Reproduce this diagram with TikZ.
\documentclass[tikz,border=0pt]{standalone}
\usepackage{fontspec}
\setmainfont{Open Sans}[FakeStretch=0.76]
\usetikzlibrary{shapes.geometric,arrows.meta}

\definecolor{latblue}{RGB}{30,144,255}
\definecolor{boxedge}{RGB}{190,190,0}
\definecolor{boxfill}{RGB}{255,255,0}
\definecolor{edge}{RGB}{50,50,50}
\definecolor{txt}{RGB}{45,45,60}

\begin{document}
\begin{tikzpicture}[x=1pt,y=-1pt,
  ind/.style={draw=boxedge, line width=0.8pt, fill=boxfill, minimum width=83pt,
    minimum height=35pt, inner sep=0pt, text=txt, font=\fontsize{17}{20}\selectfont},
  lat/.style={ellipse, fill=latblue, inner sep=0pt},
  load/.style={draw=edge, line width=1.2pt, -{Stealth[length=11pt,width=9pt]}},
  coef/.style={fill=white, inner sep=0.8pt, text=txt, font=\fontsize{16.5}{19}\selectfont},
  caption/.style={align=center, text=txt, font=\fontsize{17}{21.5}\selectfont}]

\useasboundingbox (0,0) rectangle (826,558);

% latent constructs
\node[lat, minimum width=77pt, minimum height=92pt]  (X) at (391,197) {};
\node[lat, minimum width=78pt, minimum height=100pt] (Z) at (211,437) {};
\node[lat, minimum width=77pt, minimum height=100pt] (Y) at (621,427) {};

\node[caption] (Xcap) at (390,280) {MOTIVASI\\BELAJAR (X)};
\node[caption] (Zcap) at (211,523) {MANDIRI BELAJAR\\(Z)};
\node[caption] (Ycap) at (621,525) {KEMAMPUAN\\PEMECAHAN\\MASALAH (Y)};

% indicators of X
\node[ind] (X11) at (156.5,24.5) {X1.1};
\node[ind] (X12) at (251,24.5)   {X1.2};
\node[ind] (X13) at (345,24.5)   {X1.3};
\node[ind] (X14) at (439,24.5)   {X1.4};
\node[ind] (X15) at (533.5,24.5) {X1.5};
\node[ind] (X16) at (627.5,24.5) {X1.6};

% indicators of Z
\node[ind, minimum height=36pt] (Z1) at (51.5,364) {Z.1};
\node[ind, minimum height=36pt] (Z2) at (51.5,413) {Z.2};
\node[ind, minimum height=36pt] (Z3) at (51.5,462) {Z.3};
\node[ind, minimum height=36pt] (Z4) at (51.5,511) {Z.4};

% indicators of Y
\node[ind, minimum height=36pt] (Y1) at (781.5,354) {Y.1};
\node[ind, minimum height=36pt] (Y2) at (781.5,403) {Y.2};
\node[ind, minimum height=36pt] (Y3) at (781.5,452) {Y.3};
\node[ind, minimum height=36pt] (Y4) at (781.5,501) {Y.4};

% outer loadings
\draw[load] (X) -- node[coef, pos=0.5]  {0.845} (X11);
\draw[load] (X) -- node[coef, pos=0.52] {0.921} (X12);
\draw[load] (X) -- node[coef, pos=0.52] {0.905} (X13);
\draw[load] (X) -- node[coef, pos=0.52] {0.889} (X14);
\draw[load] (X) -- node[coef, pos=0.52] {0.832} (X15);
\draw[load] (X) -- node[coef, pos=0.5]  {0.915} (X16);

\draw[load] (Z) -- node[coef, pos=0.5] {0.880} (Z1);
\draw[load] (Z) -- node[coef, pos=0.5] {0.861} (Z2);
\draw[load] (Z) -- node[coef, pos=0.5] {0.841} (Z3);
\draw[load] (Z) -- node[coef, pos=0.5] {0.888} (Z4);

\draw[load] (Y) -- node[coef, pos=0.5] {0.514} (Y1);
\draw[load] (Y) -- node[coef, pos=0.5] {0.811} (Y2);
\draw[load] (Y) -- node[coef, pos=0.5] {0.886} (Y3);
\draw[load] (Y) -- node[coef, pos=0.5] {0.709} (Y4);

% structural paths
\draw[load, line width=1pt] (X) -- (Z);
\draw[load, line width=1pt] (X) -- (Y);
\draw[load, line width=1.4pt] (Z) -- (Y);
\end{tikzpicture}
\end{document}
= = = =
- GOAL
Return nothing but the lines from the start of the listing above through the line containing "(Ycap) at (621,525)", exactly as given.

- SOLUTION BELOW
Reproduce this diagram with TikZ.
\documentclass[tikz,border=0pt]{standalone}
\usepackage{fontspec}
\setmainfont{Open Sans}[FakeStretch=0.76]
\usetikzlibrary{shapes.geometric,arrows.meta}

\definecolor{latblue}{RGB}{30,144,255}
\definecolor{boxedge}{RGB}{190,190,0}
\definecolor{boxfill}{RGB}{255,255,0}
\definecolor{edge}{RGB}{50,50,50}
\definecolor{txt}{RGB}{45,45,60}

\begin{document}
\begin{tikzpicture}[x=1pt,y=-1pt,
  ind/.style={draw=boxedge, line width=0.8pt, fill=boxfill, minimum width=83pt,
    minimum height=35pt, inner sep=0pt, text=txt, font=\fontsize{17}{20}\selectfont},
  lat/.style={ellipse, fill=latblue, inner sep=0pt},
  load/.style={draw=edge, line width=1.2pt, -{Stealth[length=11pt,width=9pt]}},
  coef/.style={fill=white, inner sep=0.8pt, text=txt, font=\fontsize{16.5}{19}\selectfont},
  caption/.style={align=center, text=txt, font=\fontsize{17}{21.5}\selectfont}]

\useasboundingbox (0,0) rectangle (826,558);

% latent constructs
\node[lat, minimum width=77pt, minimum height=92pt]  (X) at (391,197) {};
\node[lat, minimum width=78pt, minimum height=100pt] (Z) at (211,437) {};
\node[lat, minimum width=77pt, minimum height=100pt] (Y) at (621,427) {};

\node[caption] (Xcap) at (390,280) {MOTIVASI\\BELAJAR (X)};
\node[caption] (Zcap) at (211,523) {MANDIRI BELAJAR\\(Z)};
\node[caption] (Ycap) at (621,525) {KEMAMPUAN\\PEMECAHAN\\MASALAH (Y)};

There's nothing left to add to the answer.